Sementara Kepala Divisi Hukum dan Kebijakan Tambang JATAM Muhamad Jamil menyampaikan, operasi tambang khususnya nikel yang menggabungkan soal kendaraan listrik berujung nol emisi ternyata tinggi korban.
Artinya, kata dia, potret operasi tambang dari pembuatan bahan baku kendaraan listrik itu menimbulkan daya rusak yang sangat serius terhadap sumber-sumber penghidupan warga.

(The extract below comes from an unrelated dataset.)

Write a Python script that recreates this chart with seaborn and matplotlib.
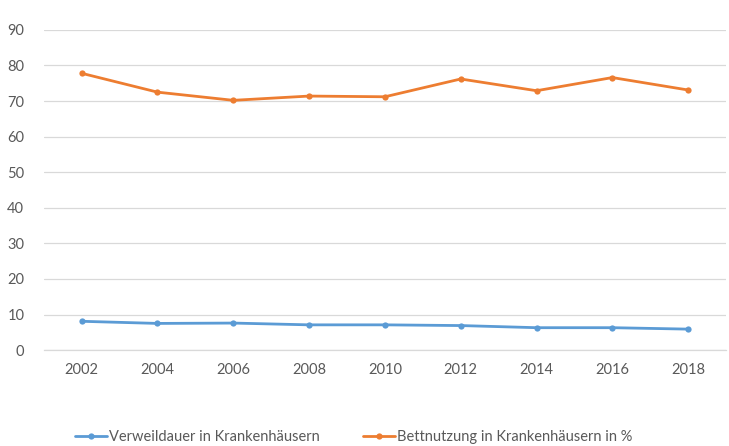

“Seperti yang diceritakan tadi soal sungai, ekonomi, kemudian wisata. Kalau di darat, para petani sudah tidak bisa mengakses lahannya lagi karena sudah berubah menjadi lubang-lubang tambang nikel.” Jelas Jamil.
“Saya kira itu yang kami temukan di sana (Halteng), ternyata importasi imajinasi soal rendah karbon yang jawabannya adalah kendaraan listrik ini sangat tinggi korban dan sangat berbahaya bagi kehidupan manusia khususnya di Maluku Utara.” Ungkapnya.
Ditanya terkait pengambilan sampel air Sungai Sagea, kata Jamil, pihaknya masih percaya kepada badan-badan atau lembaga-lembaga publik seperti KLHK dan Kementerian Kelautan dan Perikanan, dimana pihaknya tetap mendorong untuk melakukan uji sampel di laboratorium.
“Kita mendorong agar mereka-mereka melakukan upaya itu dan jika mereka tidak melakukan itu patut kita pertanyakan apa fungsi mereka yang sudah makan dari hasil pajak Maluku Utara.” Katanya.
Untuk diketahui, saat ini beberapa organisasi atau front terus melakukan kampanye terkait perubahan warna air Sungai Sagea. Terakhir, beberapa elemen yang mengatasnamakan front Selamatkan Kampung Sagea (Seka) juga melakukan tuntutan yang sama di Kota Ternate.